Reading quality on site: what to check before buying

If you want to buy well, you do not need to be a professional collector. You just need a practical checklist.

Look at three fundamentals:

  1. Form balance: Is the bowl or plate proportionate when seen from different angles?
  2. Glaze behavior: Is the surface alive and clean, without careless pooling or dull patches where gloss should be stable?
  3. Line confidence: Are painted motifs controlled, with intentional spacing rather than hesitant repetition?

Handmade ceramics always include micro-variations. That is not a defect; it is often proof of real workshop production. Perfect cloning across many pieces usually signals industrial replication.

Bird motif in Gijduvan ceramics
Bird motif in Gijduvan ceramics
Fish motif and dense geometric framing
Fish motif and dense geometric framing

Families, masters, and continuity

One of Gijduvan’s defining strengths is intergenerational structure. Craft is not treated as an isolated artist’s output; it is an ecosystem inside family workshops where roles are shared and knowledge is layered.

In practice, you often see one person centering clay, another preparing glaze batches, another doing brushwork, another managing kiln timing and cooling discipline. This division is not rigid, but it keeps quality stable while preserving workshop identity.

Visitors frequently encounter the well-known Narzullaev craft line in Gijduvan discussions. For travelers, that matters because named workshops improve traceability: you can ask who made the piece, how it was fired, what glaze family was used, and how to care for it at home.

Decorative plate with classic Gijduvan color range
Decorative plate with classic Gijduvan color range

Logistics from Bukhara: simple but worth planning

Gijduvan works well as a road excursion from Bukhara. Most visitors come by private car or driver-supported day plan.
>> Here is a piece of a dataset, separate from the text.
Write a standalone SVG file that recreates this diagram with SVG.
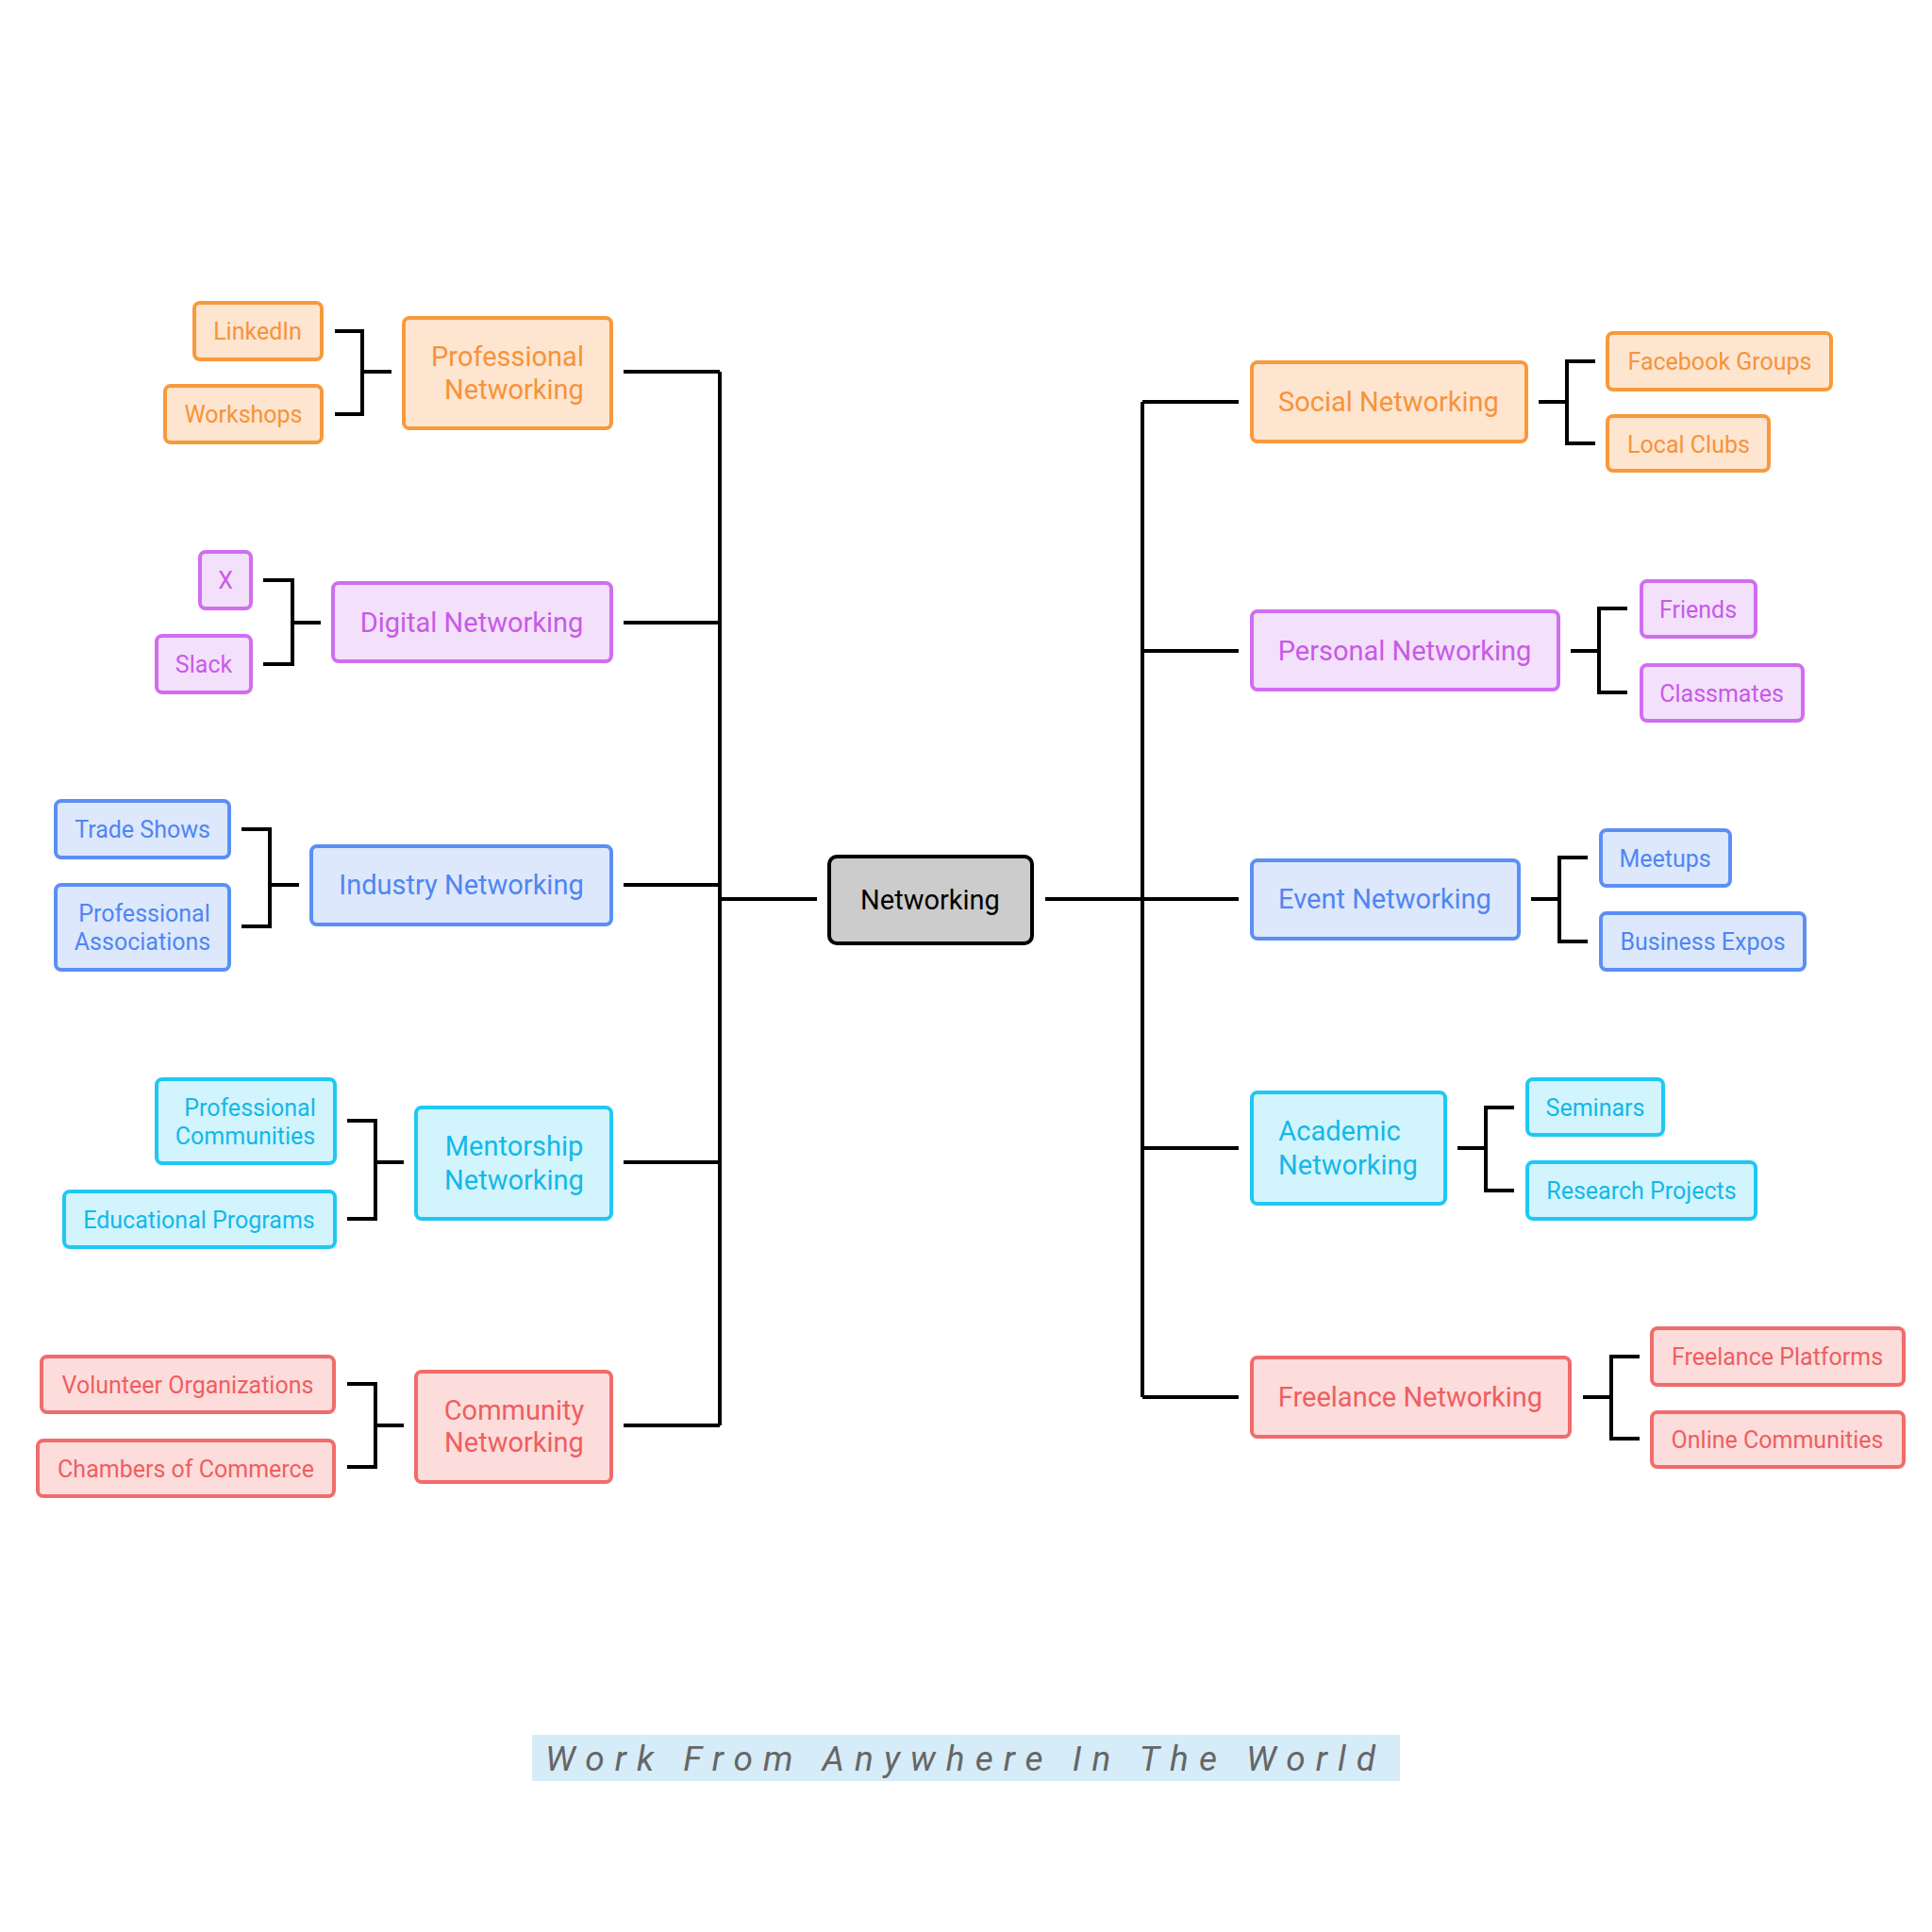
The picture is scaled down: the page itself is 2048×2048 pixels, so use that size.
<svg xmlns="http://www.w3.org/2000/svg" width="2048" height="2048" viewBox="0 0 2048 2048">
<style>
text{font-family:Roboto,"Liberation Sans",sans-serif;text-anchor:middle;dominant-baseline:central}
.m{font-size:29px}.l{font-size:25px}
rect{stroke-width:4}
.o rect{fill:#fde5d0;stroke:#f79a3c}.o text{fill:#f7933a}
.p rect{fill:#f3e0fa;stroke:#d06ef0}.p text{fill:#c85ae8}
.b rect{fill:#dde8fd;stroke:#5b8ff5}.b text{fill:#4f86f0}
.c rect{fill:#d2f4fd;stroke:#1fc8f3}.c text{fill:#14b8e8}
.r rect{fill:#fddcdc;stroke:#f06c6c}.r text{fill:#ee5f5f}
#edges path{fill:none;stroke:#000;stroke-width:4}
</style>
<rect width="2048" height="2048" fill="#fff"/>
<g id="edges">
<path d="M866 953H763M763 394V1511M661 394H763M661 660H763M661 938H763M661 1232H763M661 1511H763"/>
<path d="M1108 953H1211M1211 426V1481M1211 426H1313M1211 690H1313M1211 953H1313M1211 1217H1313M1211 1481H1313"/>
<path d="M415 394H384M355 351H384V439H355"/>
<path d="M340 660H310M279 615H310V704H279"/>
<path d="M317 938H286M256 879H286V982H256"/>
<path d="M428 1232H398M368 1188H398V1292H368"/>
<path d="M428 1511H398M368 1467H398V1555H368"/>
<path d="M1631 426H1661M1691 383H1661V470H1691"/>
<path d="M1665 690H1695M1725 645H1695V734H1725"/>
<path d="M1623 953H1653M1683 909H1653V998H1683"/>
<path d="M1545 1217H1575M1605 1174H1575V1262H1605"/>
<path d="M1678 1481H1708M1738 1438H1708V1525H1738"/>
</g>
<g id="center"><rect x="879" y="908" width="215" height="92" rx="8" fill="#cccccc" stroke="#000" stroke-width="5"/><text x="986" y="954" font-size="29" fill="#000">Networking</text></g>
<g id="prof" class="o"><rect x="428" y="337" width="220" height="117" rx="6"/><text class="m" x="538" y="378">Professional</text><text class="m" x="545" y="413">Networking</text></g>
<g id="linkedin" class="o"><rect x="206" y="321" width="135" height="60" rx="6"/><text class="l" x="273" y="351">LinkedIn</text></g>
<g id="workshops" class="o"><rect x="175" y="409" width="166" height="60" rx="6"/><text class="l" x="258" y="439">Workshops</text></g>
<g id="digital" class="p"><rect x="353" y="618" width="295" height="83" rx="6"/><text class="m" x="500" y="660">Digital Networking</text></g>
<g id="x" class="p"><rect x="212" y="585" width="54" height="60" rx="6"/><text class="l" x="239" y="615">X</text></g>
<g id="slack" class="p"><rect x="166" y="674" width="100" height="60" rx="6"/><text class="l" x="216" y="704">Slack</text></g>
<g id="industry" class="b"><rect x="330" y="897" width="318" height="83" rx="6"/><text class="m" x="489" y="938">Industry Networking</text></g>
<g id="trade" class="b"><rect x="59" y="849" width="184" height="60" rx="6"/><text class="l" x="151" y="879">Trade Shows</text></g>
<g id="assoc" class="b"><rect x="59" y="938" width="184" height="90" rx="6"/><text class="l" x="153" y="968">Professional</text><text class="l" x="151" y="998">Associations</text></g>
<g id="mentor" class="c"><rect x="441" y="1174" width="207" height="118" rx="6"/><text class="m" x="545" y="1215">Mentorship</text><text class="m" x="545" y="1251">Networking</text></g>
<g id="profcomm" class="c"><rect x="166" y="1144" width="189" height="89" rx="6"/><text class="l" x="265" y="1174">Professional</text><text class="l" x="260" y="1204">Communities</text></g>
<g id="edu" class="c"><rect x="68" y="1263" width="287" height="59" rx="6"/><text class="l" x="211" y="1293">Educational Programs</text></g>
<g id="community" class="r"><rect x="441" y="1454" width="207" height="117" rx="6"/><text class="m" x="545" y="1495">Community</text><text class="m" x="545" y="1529">Networking</text></g>
<g id="volunteer" class="r"><rect x="44" y="1438" width="310" height="59" rx="6"/><text class="l" x="199" y="1468">Volunteer Organizations</text></g>
<g id="chambers" class="r"><rect x="40" y="1527" width="314" height="59" rx="6"/><text class="l" x="197" y="1557">Chambers of Commerce</text></g>
<g id="social" class="o"><rect x="1327" y="384" width="291" height="84" rx="6"/><text class="m" x="1472" y="426">Social Networking</text></g>
<g id="fb" class="o"><rect x="1704" y="353" width="237" height="60" rx="6"/><text class="l" x="1823" y="383">Facebook Groups</text></g>
<g id="clubs" class="o"><rect x="1704" y="441" width="171" height="58" rx="6"/><text class="l" x="1790" y="471">Local Clubs</text></g>
<g id="personal" class="p"><rect x="1327" y="648" width="325" height="83" rx="6"/><text class="m" x="1489" y="690">Personal Networking</text></g>
<g id="friends" class="p"><rect x="1740" y="616" width="121" height="59" rx="6"/><text class="l" x="1800" y="646">Friends</text></g>
<g id="classmates" class="p"><rect x="1740" y="705" width="171" height="59" rx="6"/><text class="l" x="1825" y="735">Classmates</text></g>
<g id="event" class="b"><rect x="1327" y="912" width="283" height="83" rx="6"/><text class="m" x="1468" y="953">Event Networking</text></g>
<g id="meetups" class="b"><rect x="1697" y="880" width="137" height="59" rx="6"/><text class="l" x="1765" y="910">Meetups</text></g>
<g id="expos" class="b"><rect x="1697" y="968" width="216" height="60" rx="6"/><text class="l" x="1805" y="998">Business Expos</text></g>
<g id="academic" class="c"><rect x="1327" y="1158" width="205" height="118" rx="6"/><text class="m" x="1420" y="1199">Academic</text><text class="m" x="1429" y="1235">Networking</text></g>
<g id="seminars" class="c"><rect x="1619" y="1144" width="144" height="59" rx="6"/><text class="l" x="1691" y="1174">Seminars</text></g>
<g id="research" class="c"><rect x="1619" y="1232" width="242" height="60" rx="6"/><text class="l" x="1740" y="1262">Research Projects</text></g>
<g id="freelance" class="r"><rect x="1327" y="1439" width="337" height="84" rx="6"/><text class="m" x="1495" y="1481">Freelance Networking</text></g>
<g id="platforms" class="r"><rect x="1751" y="1408" width="267" height="60" rx="6"/><text class="l" x="1884" y="1438">Freelance Platforms</text></g>
<g id="online" class="r"><rect x="1751" y="1497" width="267" height="58" rx="6"/><text class="l" x="1884" y="1526">Online Communities</text></g>
<g id="footer"><rect x="564" y="1839" width="920" height="49" fill="#d6ecf8"/><text x="1018" y="1864" font-size="37" font-style="italic" fill="#666" textLength="880" lengthAdjust="spacing">Work From Anywhere In The World</text></g>
</svg>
Before departure, confirm:

  • workshop name and host contact;
  • language for demonstrations;
  • payment methods;
  • fragile-item packaging options;
  • shipping possibilities if you buy large sets.

For air travel, keep valuable or thin-rimmed pieces in hand luggage when possible. Ask for layered wrapping and internal separators.
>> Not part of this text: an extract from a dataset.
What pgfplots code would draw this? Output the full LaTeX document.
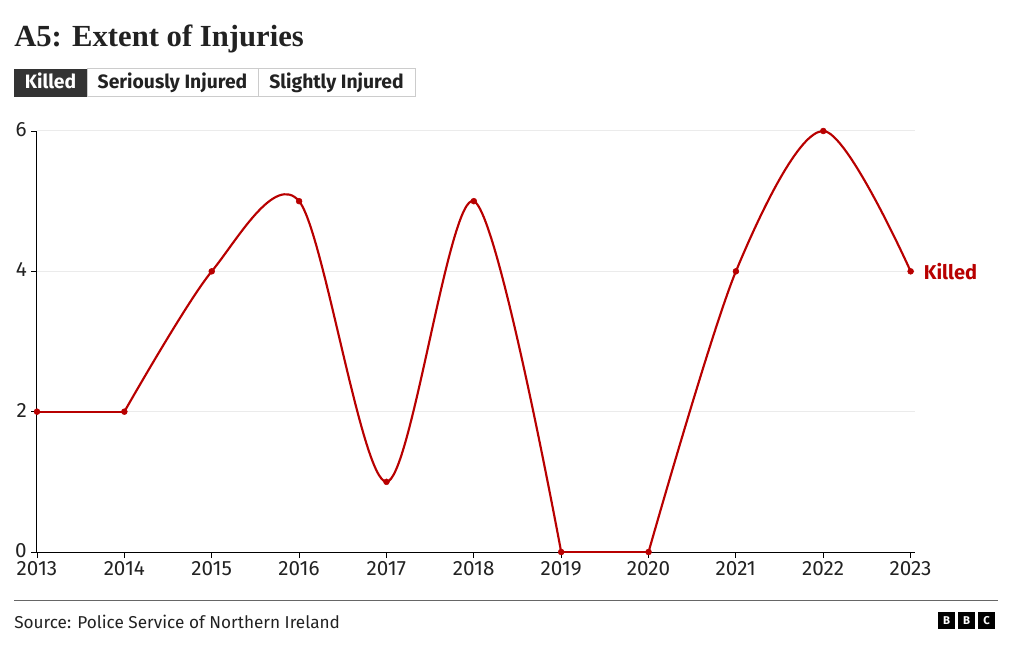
\documentclass[border=0pt]{standalone}
\usepackage{pgfplots}
\pgfplotsset{compat=1.18}
\usepackage{pgfplotstable}
\usepackage{fontspec}
\setmainfont{Fira Sans}
\newfontfamily\titlefont{Liberation Serif}
\definecolor{bbcred}{HTML}{B80000}
\definecolor{txt}{HTML}{222222}
\definecolor{tabdark}{HTML}{333333}
\definecolor{gridc}{HTML}{EBEBEB}
\definecolor{tabborder}{HTML}{CCCCCC}
\pgfplotstableread{
year value
2013 2
2014 2
2015 4
2016 5
2017 1
2018 5
2019 0
2020 0
2021 4
2022 6
2023 4
}\killed
\begin{document}
\begin{tikzpicture}[x=0.75pt,y=0.75pt]
\path[use as bounding box] (0,0) rectangle (1020,650);
% title
\node[anchor=base west,inner sep=0,font=\titlefont\bfseries\fontsize{23}{26}\selectfont,text=txt] at (14,{650-47}) {A5: Extent of Injuries};
% tabs
\fill[tabdark] (14,{650-69}) rectangle (87,{650-97});
\draw[tabborder,line width=0.75pt] (87,{650-69}) rectangle (415,{650-97});
\draw[tabborder,line width=0.75pt] (258,{650-69}) -- (258,{650-97});
\node[anchor=base,inner sep=0,font=\bfseries\fontsize{14.5}{16}\selectfont,text=white] at (50.5,{650-88.5}) {Killed};
\node[anchor=base,inner sep=0,font=\bfseries\fontsize{14.5}{16}\selectfont,text=txt] at (172.5,{650-88.5}) {Seriously Injured};
\node[anchor=base,inner sep=0,font=\bfseries\fontsize{14.5}{16}\selectfont,text=txt] at (336.5,{650-88.5}) {Slightly Injured};
% footer
\draw[gray!80!black,line width=0.75pt] (14,{650-600}) -- (998,{650-600});
\node[anchor=base west,inner sep=0,font=\fontsize{12.9}{14}\selectfont,text=txt] at (14,{650-628}) {Source: Police Service of Northern Ireland};
\foreach \i/\l in {0/B,1/B,2/C}{
  \fill[black] ({938+\i*20},{650-612}) rectangle ({955+\i*20},{650-629});
  \node[text=white,font=\bfseries\fontsize{8.5}{10}\selectfont,inner sep=0] at ({946.5+\i*20},{650-620.5}) {\l};
}
\begin{axis}[
  at={(27.75pt,73.5pt)}, anchor=south west,
  scale only axis, width=658.5pt, height=315.75pt,
  xmin=2013, xmax=2023.05, ymin=0, ymax=6,
  axis lines=left, axis line style={-, line width=0.75pt, black},
  xtick={2013,...,2023}, ytick={0,2,4,6},
  tick align=outside, major tick length=4.5pt,
  tick style={black, line width=0.6pt},
  ymajorgrids, grid style={gridc, line width=0.75pt},
  /pgf/number format/assume math mode=true,
  /pgf/number format/1000 sep={},
  tick label style={font=\fontsize{15.5}{17}\selectfont, text=txt, inner sep=0.5pt},
  xticklabel style={yshift=-1.8pt},
  yticklabel style={xshift=-2.5pt, yshift=1.2pt},
  clip=false,
]
\addplot[bbcred, line width=1.6pt, restrict x to domain=2013:2014] table[x=year,y=value] {\killed};
\addplot[bbcred, line width=1.6pt, smooth, tension=0.5, restrict x to domain=2014:2019] table[x=year,y=value] {\killed};
\addplot[bbcred, line width=1.6pt, restrict x to domain=2019:2020] table[x=year,y=value] {\killed};
\addplot[bbcred, line width=1.6pt, smooth, tension=0.5, restrict x to domain=2020:2023] table[x=year,y=value] {\killed};
\addplot[only marks, mark=*, mark size=2.2pt, bbcred] table[x=year,y=value] {\killed};
\node[anchor=west, text=bbcred, font=\bfseries\fontsize{15}{17}\selectfont, inner sep=0] at (axis cs:2023,4) [xshift=9.75pt] {Killed};
\end{axis}
\end{tikzpicture}
\end{document}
Teapots and vessels from Gijduvan workshops
Teapots and vessels from Gijduvan workshops

Gijduvan and Rishtan: two strong schools, two different moods

Travelers love asking which one is “better.” A more useful question is: what do you want to live with at home?

  • Rishtan often leans toward cooler blue-driven visual flow.
  • Gijduvan often leans toward warm earth palette and graphic density.
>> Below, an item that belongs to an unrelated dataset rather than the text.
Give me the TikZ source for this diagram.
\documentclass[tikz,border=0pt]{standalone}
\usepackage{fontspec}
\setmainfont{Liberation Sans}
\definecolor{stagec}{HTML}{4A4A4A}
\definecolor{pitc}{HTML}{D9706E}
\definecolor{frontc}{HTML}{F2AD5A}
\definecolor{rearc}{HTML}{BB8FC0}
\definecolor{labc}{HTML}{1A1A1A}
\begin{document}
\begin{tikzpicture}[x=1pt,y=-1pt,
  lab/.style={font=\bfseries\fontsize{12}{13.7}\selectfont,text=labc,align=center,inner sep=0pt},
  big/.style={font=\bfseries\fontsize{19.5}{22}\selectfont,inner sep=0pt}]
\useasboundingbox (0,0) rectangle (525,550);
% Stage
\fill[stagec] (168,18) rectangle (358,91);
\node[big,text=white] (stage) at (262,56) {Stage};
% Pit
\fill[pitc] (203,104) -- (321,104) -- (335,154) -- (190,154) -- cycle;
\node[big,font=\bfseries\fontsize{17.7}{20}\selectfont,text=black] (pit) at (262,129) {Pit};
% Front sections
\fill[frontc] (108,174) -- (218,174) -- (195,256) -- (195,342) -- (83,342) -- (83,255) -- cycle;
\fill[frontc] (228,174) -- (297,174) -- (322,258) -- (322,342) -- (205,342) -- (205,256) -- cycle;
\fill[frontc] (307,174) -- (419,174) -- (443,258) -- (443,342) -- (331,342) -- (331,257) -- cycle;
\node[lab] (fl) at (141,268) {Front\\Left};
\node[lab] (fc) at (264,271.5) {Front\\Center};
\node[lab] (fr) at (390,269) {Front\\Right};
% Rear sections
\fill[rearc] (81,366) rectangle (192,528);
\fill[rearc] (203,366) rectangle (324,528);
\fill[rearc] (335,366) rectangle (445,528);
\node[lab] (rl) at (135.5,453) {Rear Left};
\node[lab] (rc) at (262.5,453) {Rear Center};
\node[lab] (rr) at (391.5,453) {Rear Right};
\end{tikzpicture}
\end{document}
Serious craft travelers usually appreciate both. Seeing the differences in person builds far better taste than relying on quick market comparisons.

Blue palette often associated with other Uzbek ceramic schools
Blue palette often associated with other Uzbek ceramic schools
Recognizable Gijduvan style in warm tones
Recognizable Gijduvan style in warm tones
Everyday tableware from a pottery workshop
Everyday tableware from a pottery workshop

Best time to visit and how long to stay

A working schedule that usually performs well:

  • Depart Bukhara in the morning.
  • Start with process demonstration before workshop flow gets busier.
  • Reserve meaningful time for questions and handling pieces.
  • Keep at least 45-60 minutes for careful selection and packing.
  • Return before evening.

Seasonal comfort:

  • Spring and autumn are easiest for road movement and workshop visits.
  • Summer is manageable with earlier starts and hydration.
  • Winter visits are fine, but allow extra time for transport margins.

Etiquette inside workshops

Gijduvan ateliers are active workplaces. Respectful behavior improves your experience and the artisans’ workflow:

  • Ask before touching unfired or drying pieces.
  • Do not crowd wheel or kiln zones.
  • Keep children close in firing areas.
  • Ask before photographing workers at close range.
  • Thank hosts for demonstrations; these take real production time.

Small courtesies go a long way in craft spaces.

Final takeaway

Gijduvan is not simply a shopping detour. It is one of the most direct ways to understand how Uzbek material culture survives: through routine, repetition, correction, family teaching, and patience with fire.

You leave with objects, yes. But the real souvenir is different: a calibrated eye and a better sense of the labor hidden inside beauty.